Albertopolis represents Victorian antiquarianism as political, philosophical and cultural system. Are we free of it? The essence of life shall be emulation, and, since the models to emulate are models, its highest aim would be the status of modelhood. What is remarkable is that, in this area at the same time so clearly defined and yet so easy to confuse with the city as a whole, the aim is achieved so perfectly it goes unnoticed.

To achieve my aim of drawing attention to it at last, I set my camera to recording the ways in which the statuary of the area - surely London's densest for public sculpture - imposes on the inhabitants behaviour aspiring to repeat it. Albert's message is posted everywhere both literally, in exhortations to admire, commission, learn to create, engage in crafts emulating those of the past, and in representations of people, both of the past and the present, who are taken to represent those practices. What's stunning is that, despite this, those who go there consistently appear not to realise that the exhortations have been given the power to force their object on - and from this group I don't pretend exclusion - the unwitting: somehow, by a power be it symbolic, geographical, verbal, architectural or so far unnamed, the behaviour of the statues and that of the passer by inextricably interact. It's not just that the public become in some sense like statues under the stultifying influence of so much tradition, for instance, in so little space - I'm not in the habit of that paranoia peddling threatening to have the blogosphere sewn up - but also that the statues become like members of the public, that they start, live, engage with and act unnoticed on their surroundings with the stolen collusion of whoever's to hand. Albert lives.

However, it was as I focused on one such incident that a mounting self-consciousness made me turn round.

I myself know that it's extremely easy to appear to be photographing a person when in fact one is photographing a notable object of cultural interest behind them. That is what enables the street photographer, or, in my case, aspiring archaeologist of the present, to include passers by within photographs without their being distracted by one's having to ask them for permission, since it follows indistinguishably that it's also easy to be appearing to photograph a notable object of cultural interest when in fact seeking an image of a stranger standing in front of it.
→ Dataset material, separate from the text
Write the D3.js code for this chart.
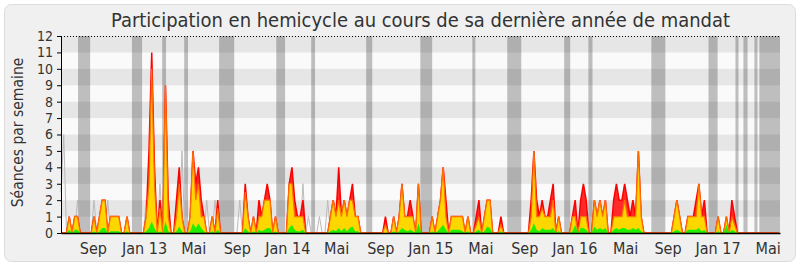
<!DOCTYPE html>
<html>
<head>
<meta charset="utf-8">
<script src="https://cdn.jsdelivr.net/npm/d3@7"></script>
<style>
  body { margin: 0; background: #fff; }
  text { font-family: "DejaVu Sans Condensed", "DejaVu Sans", sans-serif; fill: #333; }
</style>
</head>
<body>
<div id="chart"></div>
<script>
// weekly values, week 0 = mid June 2012
var red = [
  0,0,0,1,0,1,1,0,0,0,   0,0,1,0,1,2,2,0,1,1,
  1,1,0,0,1,0,0,0,0,0,   0,1,5,11,4,0,2,0,9,2,
  0,0,2,4,1,0,0,1,5,3,   4,2,1,0,0,1,0,2,0,0,
  0,0,0,0,0,0,0,3,1,0,   1,0,2,1,2,3,2,0,1,0,
  0,0,0,3,4,2,1,1,2,0,   0,0,0,0,0,0,0,0,1,2,
  1,4,1,2,1,2,3,1,1,0,   0,0,0,0,0,0,0,0,1,0,
  0,1,0,1,3,1,1,2,1,0,   3,0,0,0,0,1,0,1,2,4,
  2,0,1,1,1,1,1,0,1,0,   0,1,2,0,1,2,2,0,0,0,
  1,0,0,0,0,0,0,0,0,0,   0,2,5,2,1,2,1,1,2,3,
  0,1,0,0,0,0,1,2,0,2,   3,2,0,0,2,1,2,1,2,0,
  0,2,3,2,2,3,2,1,2,1,   5,1,0,0,0,0,0,0,0,0,
  0,0,0,1,2,1,0,0,1,1,   1,2,3,1,2,0,0,0,0,1,
  0,0,1,0,2,1,0,0,0,0,   0,0,0,0,0,0,0,0,0,0,
  0,0
];
var yellow = [
  0,0,0,1,0,1,1,0,0,0,   0,0,1,0,1,2,2,0,1,1,
  1,1,0,0,1,0,0,0,0,0,   0,1,3,10,3,0,1.5,0,9,1,
  0,0,1,3,1,0,0,1,5,2,   3,1,1,0,0,1,0,1.5,0,0,
  0,0,0,0,0,0,0,2.5,1,0, 1,0,1,1,2,2,2,0,1,0,
  0,0,0,3,3,1,1,1,1,0,   0,0,0,0,0,0,0,0,1,2,
  1,2,1,2,1,2,2,1,1,0,   0,0,0,0,0,0,0,0,0.5,0,
  0,1,0,1,3,1,1,1,1,0,   3,0,0,0,0,1,0,1,2,4,
  1,0,1,1,1,1,1,0,1,0,   0,0.5,1,0,1,2,2,0,0,0,
  0.5,0,0,0,0,0,0,0,0,0, 0,1,5,1,1,1.5,1,1,1,2,
  0,1,0,0,0,0,1,1,0,1,   1,1,0,0,2,1,2,1,2,0,
  0,1,1,1,1,2,1,1,1,1,   5,1,0,0,0,0,0,0,0,0,
  0,0,0,1,2,1,0,0,1,1,   1,1,3,1,1,0,0,0,0,1,
  0,0,1,0,1,0.5,0,0,0,0, 0,0,0,0,0,0,0,0,0,0,
  0,0
];
var green = [
  0,0,0,0.2,0,0.2,0.2,0,0,0,         0,0,0.1,0,0.1,0.3,0.3,0,0.1,0.1,
  0.1,0.1,0,0,0.1,0,0,0,0,0,         0,0.1,0.3,0.7,0.3,0,0.1,0,0.7,0.1,
  0,0,0.1,0.4,0.1,0,0,0.1,0.6,0.3,   0.6,0.3,0.1,0,0,0.1,0,0.2,0,0,
  0,0,0,0,0,0,0,0.3,0.1,0,           0.1,0,0.2,0.1,0.2,0.3,0.3,0,0.1,0,
  0,0,0,0.3,0.5,0.2,0.1,0.1,0.2,0,   0,0,0,0,0,0,0,0,0.1,0.2,
  0.1,0.3,0.1,0.3,0.1,0.3,0.4,0.1,0.1,0, 0,0,0,0,0,0,0,0,0,0,
  0,0.1,0,0.1,0.3,0.2,0.1,0.2,0.1,0, 0.6,0,0,0,0,0.1,0,0.1,0.3,0.5,
  0.2,0,0.2,0.2,0.2,0.2,0.1,0,0.1,0, 0,0.1,0.2,0,0.1,0.4,0.3,0,0,0,
  0.1,0,0,0,0,0,0,0,0,0,             0,0.2,0.6,0.2,0.1,0.3,0.2,0.2,0.2,0.3,
  0,0.1,0,0,0,0,0.1,0.5,0,0.3,       0.3,0.2,0,0,0.4,0.2,0.3,0.2,0.3,0,
  0,0.2,0.3,0.2,0.3,0.3,0.2,0.2,0.3,0.2, 0.3,0.1,0,0,0,0,0,0,0,0,
  0,0,0,0.1,0.2,0.1,0,0,0.2,0.2,     0.2,0.2,0.3,0.1,0.2,0,0,0,0,0.1,
  0,0,0.5,0,0.2,0.1,0,0,0,0,         0,0,0,0,0,0,0,0,0,0,
  0,0
];
// grey line: median weekly sessions
var median = [
  2.5,6,0,0,0,0,2,0,0,0,  0,0,2,0,0,0,0,2,0,0,
  0,0,0,0,0,0,0,0,0,0,    0,2,0,0,0,0,3,0,0,0,
  0,0,0,0,5,0,0,0,0,0,    0,0,0,2,0,0,2,0,0,0,
  0,0,0,0,0,2,0,0,0,0,    0,0,0,0,0,0,0,0,0,0,
  0,0,0,0,0,0,0,0,3,0,    1,0,0,0,1,0,0,2,0,0
];
// vacation periods, in weeks
var vacations = [
  [6.2,10.6],[25.8,29.5],[36.8,38.2],[44.8,46.2],[57.5,63],
  [78.3,81.5],[91,92.4],[111,113.2],[130.7,135],[149.6,150.7],
  [162.3,167.4],[183,185.2],[191.8,193.3],[214.7,219.8],[235.5,238.8],
  [245.3,246.4],[248.2,249.7],[252.2,253.3],[254,261.5]
];
var tickWeeks = [11.6,30.2,48.1,63.9,82.3,100.1,116.1,134.3,152.5,168.5,186.7,205.2,220.6,238.8,257.0];
var tickLabels = ["Sep","Jan 13","Mai","Sep","Jan 14","Mai","Sep","Jan 15","Mai","Sep","Jan 16","Mai","Sep","Jan 17","Mai"];

var svgWidth = 800;
var svgHeight = 267;
var margin = {top: 36, right: 20, bottom: 34, left: 61};
var chartWidth = svgWidth - margin.left - margin.right;
var chartHeight = svgHeight - margin.top - margin.bottom;

var svg = d3.select("#chart").append("svg")
  .attr("width", svgWidth)
  .attr("height", svgHeight);

// outer frame
svg.append("rect")
  .attr("x", 4.5).attr("y", 4.5)
  .attr("width", 791).attr("height", 257)
  .attr("rx", 7)
  .attr("fill", "#f0f0f0")
  .attr("stroke", "#dcdcdc");

svg.append("text")
  .attr("x", margin.left + chartWidth / 2)
  .attr("y", 27)
  .attr("text-anchor", "middle")
  .attr("textLength", 619)
  .attr("lengthAdjust", "spacingAndGlyphs")
  .style("font-size", "20px")
  .text("Participation en hemicycle au cours de sa dernière année de mandat");

var chartGroup = svg.append("g")
  .attr("transform", `translate(${margin.left}, ${margin.top})`);

var xScale = d3.scaleLinear().domain([0, 261.5]).range([0, chartWidth]);
var yScale = d3.scaleLinear().domain([0, 12]).range([chartHeight, 0]);

// horizontal bands
chartGroup.append("g").selectAll("rect")
  .data(d3.range(12))
  .enter()
  .append("rect")
  .attr("x", 0)
  .attr("y", d => yScale(d + 1))
  .attr("width", chartWidth)
  .attr("height", d => yScale(d) - yScale(d + 1))
  .attr("fill", d => d % 2 == 0 ? "#fafafa" : "#e6e6e6");

// vacations
chartGroup.append("g").selectAll("rect")
  .data(vacations)
  .enter()
  .append("rect")
  .attr("x", d => xScale(d[0]))
  .attr("y", 0)
  .attr("width", d => xScale(d[1]) - xScale(d[0]))
  .attr("height", chartHeight)
  .attr("fill", "#000")
  .attr("opacity", 0.24);

var area = values => d3.area()
  .x((d, i) => xScale(i))
  .y0(chartHeight)
  .y1(d => yScale(d))(values);
var line = values => d3.line()
  .x((d, i) => xScale(i))
  .y(d => yScale(d))(values);

chartGroup.append("path")
  .attr("d", line(median))
  .attr("fill", "none")
  .attr("stroke", "#bbb")
  .attr("stroke-width", 1);

chartGroup.append("path")
  .attr("d", area(red))
  .attr("fill", "#ff2a2a")
  .attr("stroke", "#ff0000")
  .attr("stroke-width", 1.5);

chartGroup.append("path")
  .attr("d", area(yellow))
  .attr("fill", "#ffd700");
chartGroup.append("path")
  .attr("d", line(yellow))
  .attr("fill", "none")
  .attr("stroke", "#ff7000")
  .attr("stroke-width", 1.2);

chartGroup.append("path")
  .attr("d", area(green))
  .attr("fill", "#22ee00");

// top dotted line
chartGroup.append("line")
  .attr("x1", 0).attr("x2", chartWidth)
  .attr("y1", 0.5).attr("y2", 0.5)
  .attr("stroke", "#000")
  .attr("stroke-dasharray", "1,2");

// axes
var yAxis = d3.axisLeft(yScale).ticks(12).tickSize(4).tickSizeOuter(0);
var yG = chartGroup.append("g").call(yAxis);
yG.selectAll("text").style("font-size", "14px").attr("fill", "#333").attr("x", -8);
yG.select(".domain").attr("stroke", "#000");

var xAxis = d3.axisBottom(xScale)
  .tickValues(tickWeeks)
  .tickFormat((d, i) => tickLabels[i])
  .tickSize(0).tickSizeOuter(0);
var xG = chartGroup.append("g")
  .attr("transform", `translate(0, ${chartHeight})`)
  .call(xAxis);
xG.selectAll("text").style("font-size", "16px").attr("fill", "#333").attr("dy", "1.1em");
xG.select(".domain").attr("stroke", "#000").attr("stroke-width", 1.5);

chartGroup.append("text")
  .attr("transform", "rotate(-90)")
  .attr("x", -chartHeight / 2 + 2)
  .attr("y", -38)
  .attr("text-anchor", "middle")
  .style("font-size", "15.5px")
  .text("Séances par semaine");
</script>
</body>
</html>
However, it's because I myself am so often obliged to pull this trick in the way of my own work here that I was in this instance not remotely fooled by the attempts of the man behind me to suggest by his innocent appearance that he was quite unaware that the object filling his zoom was not Albert at all, but myself, attempting to photograph in turn a member of the public whose gestures, reading a guide about the area, interacted with an unconscious attention to detail that could only have been intentional, with the carved stone figures before her. The question whether the statues drew them into their cold still world, or she, on the contrary, fed mammalian life into the stone I would perhaps resolve later. At that moment, with a mixture of calm and excitement, involved but detached, I sought only the image.
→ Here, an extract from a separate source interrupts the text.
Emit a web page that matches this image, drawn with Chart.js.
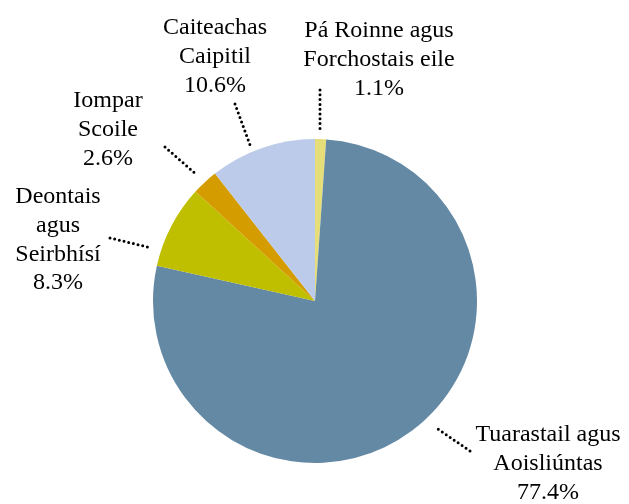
<!DOCTYPE html>
<html>
<head>
<meta charset="utf-8">
<script src="https://cdn.jsdelivr.net/npm/chart.js@4.4.1/dist/chart.umd.min.js"></script>
<style>
  html, body { margin: 0; padding: 0; background: #fff; }
  #wrap { width: 629px; height: 504px; }
</style>
</head>
<body>
<div id="wrap"><canvas id="pieCostais" width="629" height="504"></canvas></div>
<script>
// Sonraí
const catLines = [
  ["Pá Roinne agus", "Forchostais eile"],
  ["Tuarastail agus", "Aoisliúntas"],
  ["Deontais", "agus", "Seirbhísí"],
  ["Iompar", "Scoile"],
  ["Caiteachas", "Caipitil"]
];
const percents = [1.1, 77.4, 8.3, 2.6, 10.6];
const colores = ["#e6de78", "#6489a5", "#bfbf00", "#d59c00", "#bccbe9"];

// posición de etiquetas (centro x, y de la primera línea) y líneas guía
const labelPos = [[379, 31], [548, 435], [58, 197], [108, 101], [215, 28]];
const leaders = [
  [[320, 90], [320, 133]],
  [[470, 451], [435, 427]],
  [[110, 238], [152, 248]],
  [[165, 147], [197, 175]],
  [[235, 104], [250, 145]]
];

const etiquetas = {
  id: "etiquetas",
  afterDraw(chart) {
    const ctx = chart.ctx;
    ctx.save();
    // líneas de puntos
    ctx.strokeStyle = "#000";
    ctx.lineWidth = 3;
    ctx.lineCap = "round";
    ctx.setLineDash([0, 4.8]);
    leaders.forEach(l => {
      ctx.beginPath();
      ctx.moveTo(l[0][0], l[0][1]);
      ctx.lineTo(l[1][0], l[1][1]);
      ctx.stroke();
    });
    ctx.setLineDash([]);
    // texto
    ctx.fillStyle = "#000";
    ctx.font = "24px 'Liberation Serif', serif";
    ctx.textAlign = "center";
    ctx.textBaseline = "middle";
    catLines.forEach((lines, i) => {
      const all = lines.concat([percents[i].toFixed(1) + "%"]);
      all.forEach((t, j) => {
        ctx.fillText(t, labelPos[i][0], labelPos[i][1] + j * 28.7);
      });
    });
    ctx.restore();
  }
};

const ctx = document.getElementById("pieCostais");
const myPieChart = new Chart(ctx, {
  type: "pie",
  data: {
    labels: catLines.map(l => l.join(" ")),
    datasets: [
      {
        data: percents,
        backgroundColor: colores,
        borderWidth: 0,
      },
    ],
  },
  options: {
    responsive: false,
    animation: false,
    layout: { padding: { top: 139, bottom: 41, left: 153, right: 152 } },
    plugins: {
      legend: { display: false },
      tooltip: { enabled: false },
    },
  },
  plugins: [etiquetas],
});
</script>
</body>
</html>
There's no reason for a person photographing others to be happy to be photographed themselves, though no defence should they not be. I fixed the man with what I hoped was a sufficiently subtle blend of irritation and indifference to both convince him to desist and deflect any suggestion that I should hypocritically be seeking to do so.

The man, dropping his camera hand to his side, first frowned and then smiled, tilting his head quizzically before shaking it in disbelief and exclaiming my name and expressing his surprise at how little I'd changed. The man's genuine and direct smile worked to soften the discomfort I felt at not only having been caught out like this, but also now this one-way recognition that left me defenceless. It was a smile that I recognised in turn, and manner, but in a past so unlocatable that the recognition only destabilised me further. I'd been caught so unawares, photographing others I believed unaware, but what exactly the man had taken with my image I couldn't even guess at.

I accepted the offered hand, then, and allowed the searching gaze to attempt to jerk me into a recognition that was stubbornly unforthcoming. Mile End, he explained, the Arms, as we had indeed used to affectionately refer to it as, and it all came back. I recall making posts on the pub earlier and indeed entries on it by the Windowless Consultant, the barman in our university days our friend, so I don't need to go into details here - perhaps a label's in order, though: the Arms.

We'd felt back then much in common, had even planned things together after university that, of course, had never materialised, but so now to find that he was - is - engaged in a blog which, from his account as we sat on the steps and reminisced, updated and compared, has many concerns in common with this one, surprised me less than it explained: why, primarily, my sense of disruption and how, restoring my sense of balance, to free me from the uncomfortable sensation of having been shot.

I'll leave it to the Landless Landlord, as he's come to call his blogging self, to explain in detail what had had him taking the pictures, and his eventual aim. There I was, though, in his camera, holding up my own at the reading stranger. In my excitement I'd thought of myself as somehow excluded from the scene, as uncovering a behaviour in others with no effect on my own. But it was quite apparent that my gesture, and, perhaps, the gestures I've been making all along with the camera for the blog, were prefigured no less, perhaps still more by the project of Albertopolis than those I thought I could only shoot. The act of blogging would no longer be a record of things going on in the world, then, but another alongside them, and not only that, but incorporated within his. To incorporation in itself I could make no objection, but what I'd been attempting to do didn't concern myself alone, it was intended for everyone, to release us from the hold of Albertopolis. For the Landless Landlord to include me within its very centre, the frozen heart itself or the living stone which is the work of the Memorial would risk undoing in fact precisely what I was only then finding myself free to do. I wasn’t sure I'd be able to go on with The London Archaeologist at all as a blog, I explained, unless he agreed to include at least that entry of his - Pub Signs Taken for Wonders, it turns out to be called - here on ours, at least alongside his.

I'm glad to say that he was very happy to do so, then, and I'm sure readers will agree that I've taken the right step in suggesting since that he bring his blog in its entirety over to ours. It was looking at it in the light of our conversation that I realised that there's much in our projects that's similar, and posting together will combine our forces more favourably towards realisation.